▶ [Data segment]:
____________
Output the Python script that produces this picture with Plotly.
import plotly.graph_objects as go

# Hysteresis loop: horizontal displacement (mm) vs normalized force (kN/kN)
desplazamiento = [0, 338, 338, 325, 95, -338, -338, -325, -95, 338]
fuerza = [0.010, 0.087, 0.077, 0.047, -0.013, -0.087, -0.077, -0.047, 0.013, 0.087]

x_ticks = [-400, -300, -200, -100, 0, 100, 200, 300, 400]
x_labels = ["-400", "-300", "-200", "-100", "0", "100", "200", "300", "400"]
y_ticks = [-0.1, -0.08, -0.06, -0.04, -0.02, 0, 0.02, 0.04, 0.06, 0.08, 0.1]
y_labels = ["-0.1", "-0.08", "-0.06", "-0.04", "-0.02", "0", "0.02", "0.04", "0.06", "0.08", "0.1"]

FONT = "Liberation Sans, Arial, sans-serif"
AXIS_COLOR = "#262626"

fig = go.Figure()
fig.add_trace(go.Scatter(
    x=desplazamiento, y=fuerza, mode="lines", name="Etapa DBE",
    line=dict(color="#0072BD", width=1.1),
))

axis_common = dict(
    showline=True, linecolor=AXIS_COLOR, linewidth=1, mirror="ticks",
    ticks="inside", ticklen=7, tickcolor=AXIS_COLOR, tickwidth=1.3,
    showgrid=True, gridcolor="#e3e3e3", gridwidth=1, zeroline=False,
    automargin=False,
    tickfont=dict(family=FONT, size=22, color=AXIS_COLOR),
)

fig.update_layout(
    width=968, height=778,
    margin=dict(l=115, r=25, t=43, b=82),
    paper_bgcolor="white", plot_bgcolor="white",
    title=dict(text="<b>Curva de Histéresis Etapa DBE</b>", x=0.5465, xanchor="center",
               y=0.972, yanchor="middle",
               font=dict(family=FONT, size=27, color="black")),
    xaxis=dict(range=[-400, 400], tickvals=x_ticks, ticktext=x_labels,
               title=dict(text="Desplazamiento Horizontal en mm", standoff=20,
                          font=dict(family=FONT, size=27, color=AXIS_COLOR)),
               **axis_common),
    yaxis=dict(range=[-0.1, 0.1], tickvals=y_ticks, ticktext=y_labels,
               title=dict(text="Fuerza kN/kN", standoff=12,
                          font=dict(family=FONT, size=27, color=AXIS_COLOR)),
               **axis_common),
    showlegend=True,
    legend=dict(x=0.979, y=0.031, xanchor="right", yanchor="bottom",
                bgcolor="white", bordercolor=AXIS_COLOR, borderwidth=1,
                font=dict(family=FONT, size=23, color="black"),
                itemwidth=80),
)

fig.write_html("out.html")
____________
▶ [Direction]: Set down the listing above in full, please, exactly as it appears.

▶ [Answer to this exercise]:
Output the Python script that produces this picture with Plotly.
import plotly.graph_objects as go

# Hysteresis loop: horizontal displacement (mm) vs normalized force (kN/kN)
desplazamiento = [0, 338, 338, 325, 95, -338, -338, -325, -95, 338]
fuerza = [0.010, 0.087, 0.077, 0.047, -0.013, -0.087, -0.077, -0.047, 0.013, 0.087]

x_ticks = [-400, -300, -200, -100, 0, 100, 200, 300, 400]
x_labels = ["-400", "-300", "-200", "-100", "0", "100", "200", "300", "400"]
y_ticks = [-0.1, -0.08, -0.06, -0.04, -0.02, 0, 0.02, 0.04, 0.06, 0.08, 0.1]
y_labels = ["-0.1", "-0.08", "-0.06", "-0.04", "-0.02", "0", "0.02", "0.04", "0.06", "0.08", "0.1"]

FONT = "Liberation Sans, Arial, sans-serif"
AXIS_COLOR = "#262626"

fig = go.Figure()
fig.add_trace(go.Scatter(
    x=desplazamiento, y=fuerza, mode="lines", name="Etapa DBE",
    line=dict(color="#0072BD", width=1.1),
))

axis_common = dict(
    showline=True, linecolor=AXIS_COLOR, linewidth=1, mirror="ticks",
    ticks="inside", ticklen=7, tickcolor=AXIS_COLOR, tickwidth=1.3,
    showgrid=True, gridcolor="#e3e3e3", gridwidth=1, zeroline=False,
    automargin=False,
    tickfont=dict(family=FONT, size=22, color=AXIS_COLOR),
)

fig.update_layout(
    width=968, height=778,
    margin=dict(l=115, r=25, t=43, b=82),
    paper_bgcolor="white", plot_bgcolor="white",
    title=dict(text="<b>Curva de Histéresis Etapa DBE</b>", x=0.5465, xanchor="center",
               y=0.972, yanchor="middle",
               font=dict(family=FONT, size=27, color="black")),
    xaxis=dict(range=[-400, 400], tickvals=x_ticks, ticktext=x_labels,
               title=dict(text="Desplazamiento Horizontal en mm", standoff=20,
                          font=dict(family=FONT, size=27, color=AXIS_COLOR)),
               **axis_common),
    yaxis=dict(range=[-0.1, 0.1], tickvals=y_ticks, ticktext=y_labels,
               title=dict(text="Fuerza kN/kN", standoff=12,
                          font=dict(family=FONT, size=27, color=AXIS_COLOR)),
               **axis_common),
    showlegend=True,
    legend=dict(x=0.979, y=0.031, xanchor="right", yanchor="bottom",
                bgcolor="white", bordercolor=AXIS_COLOR, borderwidth=1,
                font=dict(family=FONT, size=23, color="black"),
                itemwidth=80),
)

fig.write_html("out.html")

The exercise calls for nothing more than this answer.